== EXERCISE ==
The entries below contain a line with "Give me the React, TypeScript" and a line with "Chart.register(...registerables);". Quote exactly those two lines and all lines between them.

== MATERIAL FOR THIS EXERCISE ==
━━━━━━━━━━━━━━━━━━━━
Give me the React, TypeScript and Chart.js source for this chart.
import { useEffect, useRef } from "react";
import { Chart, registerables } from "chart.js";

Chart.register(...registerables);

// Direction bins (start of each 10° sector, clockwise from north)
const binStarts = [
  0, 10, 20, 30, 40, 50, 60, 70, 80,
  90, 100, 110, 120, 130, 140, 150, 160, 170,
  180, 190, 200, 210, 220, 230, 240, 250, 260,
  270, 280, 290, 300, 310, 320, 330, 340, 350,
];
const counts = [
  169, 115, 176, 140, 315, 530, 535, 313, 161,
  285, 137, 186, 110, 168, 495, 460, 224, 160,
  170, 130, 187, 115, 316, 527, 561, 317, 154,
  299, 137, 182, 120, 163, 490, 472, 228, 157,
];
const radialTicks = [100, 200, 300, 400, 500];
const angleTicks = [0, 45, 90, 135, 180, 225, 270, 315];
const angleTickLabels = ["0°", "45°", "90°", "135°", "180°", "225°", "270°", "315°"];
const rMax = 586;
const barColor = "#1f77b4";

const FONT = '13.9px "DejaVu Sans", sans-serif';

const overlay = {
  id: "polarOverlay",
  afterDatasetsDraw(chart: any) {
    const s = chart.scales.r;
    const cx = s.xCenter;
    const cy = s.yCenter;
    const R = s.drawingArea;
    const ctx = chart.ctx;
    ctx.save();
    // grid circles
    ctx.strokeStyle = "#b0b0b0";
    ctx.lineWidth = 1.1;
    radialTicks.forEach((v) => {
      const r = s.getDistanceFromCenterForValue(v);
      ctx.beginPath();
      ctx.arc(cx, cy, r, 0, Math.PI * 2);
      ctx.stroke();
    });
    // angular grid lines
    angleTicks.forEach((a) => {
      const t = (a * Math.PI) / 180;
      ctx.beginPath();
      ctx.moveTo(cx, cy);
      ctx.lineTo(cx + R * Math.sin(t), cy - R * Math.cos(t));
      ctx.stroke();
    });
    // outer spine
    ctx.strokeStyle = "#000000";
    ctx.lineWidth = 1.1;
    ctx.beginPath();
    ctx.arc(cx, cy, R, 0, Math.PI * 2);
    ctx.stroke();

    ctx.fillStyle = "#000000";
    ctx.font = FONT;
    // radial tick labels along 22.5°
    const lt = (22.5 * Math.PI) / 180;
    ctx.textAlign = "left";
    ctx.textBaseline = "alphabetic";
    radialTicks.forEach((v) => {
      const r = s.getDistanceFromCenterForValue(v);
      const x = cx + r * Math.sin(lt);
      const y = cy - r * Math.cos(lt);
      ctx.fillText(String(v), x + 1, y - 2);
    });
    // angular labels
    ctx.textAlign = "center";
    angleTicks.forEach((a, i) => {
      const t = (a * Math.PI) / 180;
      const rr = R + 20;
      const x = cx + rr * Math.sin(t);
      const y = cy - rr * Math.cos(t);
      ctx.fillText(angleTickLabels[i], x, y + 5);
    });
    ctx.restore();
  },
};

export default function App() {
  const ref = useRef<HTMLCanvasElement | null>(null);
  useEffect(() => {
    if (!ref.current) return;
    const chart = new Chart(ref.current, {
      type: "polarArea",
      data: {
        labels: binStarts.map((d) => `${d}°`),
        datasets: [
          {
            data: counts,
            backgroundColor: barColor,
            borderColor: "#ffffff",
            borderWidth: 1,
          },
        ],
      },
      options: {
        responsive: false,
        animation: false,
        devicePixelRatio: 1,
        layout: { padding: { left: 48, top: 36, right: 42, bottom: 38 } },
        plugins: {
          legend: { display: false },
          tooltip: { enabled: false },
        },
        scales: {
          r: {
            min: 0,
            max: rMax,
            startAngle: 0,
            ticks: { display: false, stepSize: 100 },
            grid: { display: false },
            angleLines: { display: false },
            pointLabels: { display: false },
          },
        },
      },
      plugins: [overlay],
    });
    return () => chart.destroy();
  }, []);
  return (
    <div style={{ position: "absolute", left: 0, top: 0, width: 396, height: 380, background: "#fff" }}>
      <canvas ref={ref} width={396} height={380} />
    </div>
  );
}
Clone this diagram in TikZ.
━━━━━━━━━━━━━━━━━━━━
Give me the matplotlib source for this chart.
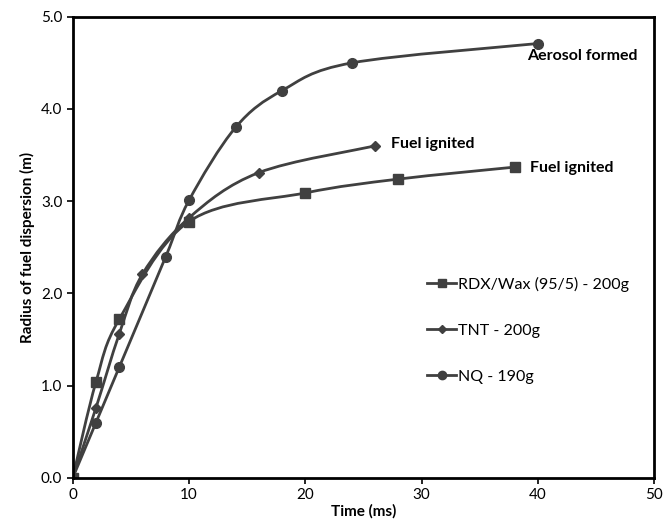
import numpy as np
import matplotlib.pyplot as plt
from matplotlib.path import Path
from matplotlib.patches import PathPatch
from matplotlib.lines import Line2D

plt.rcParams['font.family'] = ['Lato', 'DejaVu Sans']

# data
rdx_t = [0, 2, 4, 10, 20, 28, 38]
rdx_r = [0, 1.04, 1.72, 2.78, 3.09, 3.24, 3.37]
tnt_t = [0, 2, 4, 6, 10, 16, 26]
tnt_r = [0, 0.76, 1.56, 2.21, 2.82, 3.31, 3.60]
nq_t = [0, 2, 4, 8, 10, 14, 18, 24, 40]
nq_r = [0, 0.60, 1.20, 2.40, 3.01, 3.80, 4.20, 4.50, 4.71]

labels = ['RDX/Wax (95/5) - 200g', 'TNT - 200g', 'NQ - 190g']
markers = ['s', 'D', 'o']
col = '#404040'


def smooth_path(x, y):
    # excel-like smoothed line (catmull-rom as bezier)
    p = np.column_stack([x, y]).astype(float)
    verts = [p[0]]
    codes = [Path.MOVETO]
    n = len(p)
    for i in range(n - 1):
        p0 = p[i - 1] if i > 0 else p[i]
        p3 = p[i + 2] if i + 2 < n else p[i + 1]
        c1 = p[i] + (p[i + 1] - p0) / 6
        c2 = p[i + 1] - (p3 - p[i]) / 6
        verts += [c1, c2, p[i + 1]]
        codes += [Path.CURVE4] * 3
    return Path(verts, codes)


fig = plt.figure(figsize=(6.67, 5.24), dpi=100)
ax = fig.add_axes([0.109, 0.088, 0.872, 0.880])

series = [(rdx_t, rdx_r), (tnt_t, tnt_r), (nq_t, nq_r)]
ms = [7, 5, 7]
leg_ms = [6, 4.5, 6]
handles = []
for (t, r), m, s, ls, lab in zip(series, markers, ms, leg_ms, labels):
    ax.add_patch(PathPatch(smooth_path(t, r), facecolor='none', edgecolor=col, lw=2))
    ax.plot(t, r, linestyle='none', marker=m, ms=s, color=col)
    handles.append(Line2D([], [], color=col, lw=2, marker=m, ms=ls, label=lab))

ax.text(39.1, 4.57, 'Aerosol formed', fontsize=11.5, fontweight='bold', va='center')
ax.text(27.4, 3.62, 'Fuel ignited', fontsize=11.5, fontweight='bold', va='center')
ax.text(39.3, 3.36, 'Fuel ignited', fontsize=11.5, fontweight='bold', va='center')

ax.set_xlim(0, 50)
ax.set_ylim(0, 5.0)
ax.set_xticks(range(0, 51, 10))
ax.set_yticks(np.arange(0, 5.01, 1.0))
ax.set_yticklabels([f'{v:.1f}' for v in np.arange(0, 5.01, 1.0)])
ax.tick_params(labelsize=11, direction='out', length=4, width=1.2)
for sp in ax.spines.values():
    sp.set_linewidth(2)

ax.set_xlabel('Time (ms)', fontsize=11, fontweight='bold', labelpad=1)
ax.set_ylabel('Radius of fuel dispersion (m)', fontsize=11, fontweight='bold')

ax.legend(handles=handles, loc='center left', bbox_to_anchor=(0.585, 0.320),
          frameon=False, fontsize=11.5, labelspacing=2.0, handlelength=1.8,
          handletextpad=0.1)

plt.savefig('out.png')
━━━━━━━━━━━━━━━━━━━━
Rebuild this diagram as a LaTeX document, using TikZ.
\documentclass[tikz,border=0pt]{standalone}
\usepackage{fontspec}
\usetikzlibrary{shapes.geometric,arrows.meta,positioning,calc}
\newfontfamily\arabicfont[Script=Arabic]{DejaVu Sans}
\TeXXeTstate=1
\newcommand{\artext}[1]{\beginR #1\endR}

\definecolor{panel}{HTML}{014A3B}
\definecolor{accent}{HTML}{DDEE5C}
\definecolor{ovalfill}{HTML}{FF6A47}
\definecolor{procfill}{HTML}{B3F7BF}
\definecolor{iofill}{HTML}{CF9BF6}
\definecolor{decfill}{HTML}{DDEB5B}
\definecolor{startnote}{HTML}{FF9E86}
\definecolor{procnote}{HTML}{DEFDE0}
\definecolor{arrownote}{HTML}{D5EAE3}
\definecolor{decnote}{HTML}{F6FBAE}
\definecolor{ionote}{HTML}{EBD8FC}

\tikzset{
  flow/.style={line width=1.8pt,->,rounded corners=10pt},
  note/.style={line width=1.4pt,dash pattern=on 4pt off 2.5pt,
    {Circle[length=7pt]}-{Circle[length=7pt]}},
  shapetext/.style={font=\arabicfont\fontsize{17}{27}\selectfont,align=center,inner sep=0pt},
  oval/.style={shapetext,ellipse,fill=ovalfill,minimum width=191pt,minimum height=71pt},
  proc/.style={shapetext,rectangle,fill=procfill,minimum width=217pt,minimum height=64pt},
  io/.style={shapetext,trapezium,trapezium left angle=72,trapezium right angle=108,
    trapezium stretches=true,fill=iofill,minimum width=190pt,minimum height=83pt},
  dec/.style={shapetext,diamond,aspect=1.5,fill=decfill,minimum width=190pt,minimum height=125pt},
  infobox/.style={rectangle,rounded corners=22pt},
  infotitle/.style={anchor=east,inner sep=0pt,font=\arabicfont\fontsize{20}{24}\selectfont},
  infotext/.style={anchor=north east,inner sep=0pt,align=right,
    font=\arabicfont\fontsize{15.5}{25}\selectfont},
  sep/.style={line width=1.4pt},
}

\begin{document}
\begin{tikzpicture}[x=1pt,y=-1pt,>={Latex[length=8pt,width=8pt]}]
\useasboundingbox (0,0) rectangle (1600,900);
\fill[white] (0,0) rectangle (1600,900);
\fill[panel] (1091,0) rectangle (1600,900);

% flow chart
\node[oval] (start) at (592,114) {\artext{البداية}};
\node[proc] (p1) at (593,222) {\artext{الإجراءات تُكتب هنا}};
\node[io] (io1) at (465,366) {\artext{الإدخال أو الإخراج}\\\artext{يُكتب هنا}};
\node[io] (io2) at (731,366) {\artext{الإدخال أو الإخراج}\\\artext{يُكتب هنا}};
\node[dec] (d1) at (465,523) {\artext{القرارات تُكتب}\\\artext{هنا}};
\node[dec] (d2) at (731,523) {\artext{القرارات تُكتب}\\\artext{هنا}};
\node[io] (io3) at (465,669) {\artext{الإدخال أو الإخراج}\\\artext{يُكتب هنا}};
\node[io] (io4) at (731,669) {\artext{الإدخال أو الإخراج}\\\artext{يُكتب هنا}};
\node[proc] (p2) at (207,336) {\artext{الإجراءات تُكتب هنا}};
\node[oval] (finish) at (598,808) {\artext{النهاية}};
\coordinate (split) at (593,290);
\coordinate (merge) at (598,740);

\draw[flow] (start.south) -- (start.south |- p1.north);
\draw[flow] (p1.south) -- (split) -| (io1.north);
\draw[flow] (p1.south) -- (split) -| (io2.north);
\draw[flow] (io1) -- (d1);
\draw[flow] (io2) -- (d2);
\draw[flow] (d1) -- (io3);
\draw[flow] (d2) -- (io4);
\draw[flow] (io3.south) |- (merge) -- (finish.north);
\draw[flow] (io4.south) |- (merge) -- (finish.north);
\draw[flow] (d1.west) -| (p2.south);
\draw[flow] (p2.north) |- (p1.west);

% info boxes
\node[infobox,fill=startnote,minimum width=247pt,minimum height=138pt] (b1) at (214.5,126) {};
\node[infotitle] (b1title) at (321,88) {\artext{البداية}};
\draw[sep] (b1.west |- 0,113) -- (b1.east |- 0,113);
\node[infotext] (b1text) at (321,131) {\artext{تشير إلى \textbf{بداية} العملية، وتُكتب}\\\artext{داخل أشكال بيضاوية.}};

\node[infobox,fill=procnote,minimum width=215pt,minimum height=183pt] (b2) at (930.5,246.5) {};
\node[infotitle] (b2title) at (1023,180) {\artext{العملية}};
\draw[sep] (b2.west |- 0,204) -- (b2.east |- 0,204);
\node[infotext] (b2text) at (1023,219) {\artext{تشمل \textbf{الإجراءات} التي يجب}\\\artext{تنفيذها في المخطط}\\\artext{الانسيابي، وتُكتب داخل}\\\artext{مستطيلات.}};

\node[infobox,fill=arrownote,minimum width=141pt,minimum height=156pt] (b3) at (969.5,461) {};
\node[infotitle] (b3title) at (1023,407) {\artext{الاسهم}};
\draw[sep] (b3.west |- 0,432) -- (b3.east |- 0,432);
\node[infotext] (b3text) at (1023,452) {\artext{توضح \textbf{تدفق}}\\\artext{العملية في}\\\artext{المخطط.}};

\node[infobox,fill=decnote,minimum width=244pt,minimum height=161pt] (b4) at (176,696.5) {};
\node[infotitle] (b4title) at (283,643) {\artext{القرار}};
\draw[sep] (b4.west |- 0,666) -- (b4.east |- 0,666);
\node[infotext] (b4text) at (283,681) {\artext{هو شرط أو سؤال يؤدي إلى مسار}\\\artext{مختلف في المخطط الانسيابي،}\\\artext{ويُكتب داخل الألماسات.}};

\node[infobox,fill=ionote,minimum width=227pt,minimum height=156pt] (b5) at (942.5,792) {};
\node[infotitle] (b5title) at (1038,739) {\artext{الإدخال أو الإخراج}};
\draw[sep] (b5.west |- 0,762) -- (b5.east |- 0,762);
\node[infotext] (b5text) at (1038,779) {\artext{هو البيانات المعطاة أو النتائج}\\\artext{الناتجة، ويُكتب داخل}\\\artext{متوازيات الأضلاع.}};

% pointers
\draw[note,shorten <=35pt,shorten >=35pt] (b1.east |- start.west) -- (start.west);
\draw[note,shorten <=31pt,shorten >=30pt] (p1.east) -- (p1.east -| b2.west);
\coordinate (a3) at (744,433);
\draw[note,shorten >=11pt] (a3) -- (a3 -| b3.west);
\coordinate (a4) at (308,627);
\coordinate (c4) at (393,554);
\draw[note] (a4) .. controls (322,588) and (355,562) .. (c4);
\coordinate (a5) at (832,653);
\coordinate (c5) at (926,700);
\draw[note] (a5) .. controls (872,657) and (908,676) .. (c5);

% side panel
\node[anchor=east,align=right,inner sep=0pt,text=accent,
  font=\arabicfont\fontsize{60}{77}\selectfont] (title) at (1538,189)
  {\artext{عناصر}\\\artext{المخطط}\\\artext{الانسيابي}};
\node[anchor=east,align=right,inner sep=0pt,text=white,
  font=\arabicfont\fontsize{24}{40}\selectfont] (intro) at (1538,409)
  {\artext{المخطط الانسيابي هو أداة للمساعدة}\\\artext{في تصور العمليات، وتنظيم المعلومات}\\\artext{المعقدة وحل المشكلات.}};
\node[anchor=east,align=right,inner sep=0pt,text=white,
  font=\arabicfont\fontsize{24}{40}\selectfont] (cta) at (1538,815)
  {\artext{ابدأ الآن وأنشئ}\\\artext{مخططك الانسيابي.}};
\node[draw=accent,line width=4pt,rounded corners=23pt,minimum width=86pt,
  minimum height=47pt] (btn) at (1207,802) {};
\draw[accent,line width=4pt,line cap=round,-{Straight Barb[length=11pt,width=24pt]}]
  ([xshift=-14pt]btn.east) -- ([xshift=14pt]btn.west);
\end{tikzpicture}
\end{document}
━━━━━━━━━━━━━━━━━━━━
== REPLY ==
Give me the React, TypeScript and Chart.js source for this chart.
import { useEffect, useRef } from "react";
import { Chart, registerables } from "chart.js";

Chart.register(...registerables);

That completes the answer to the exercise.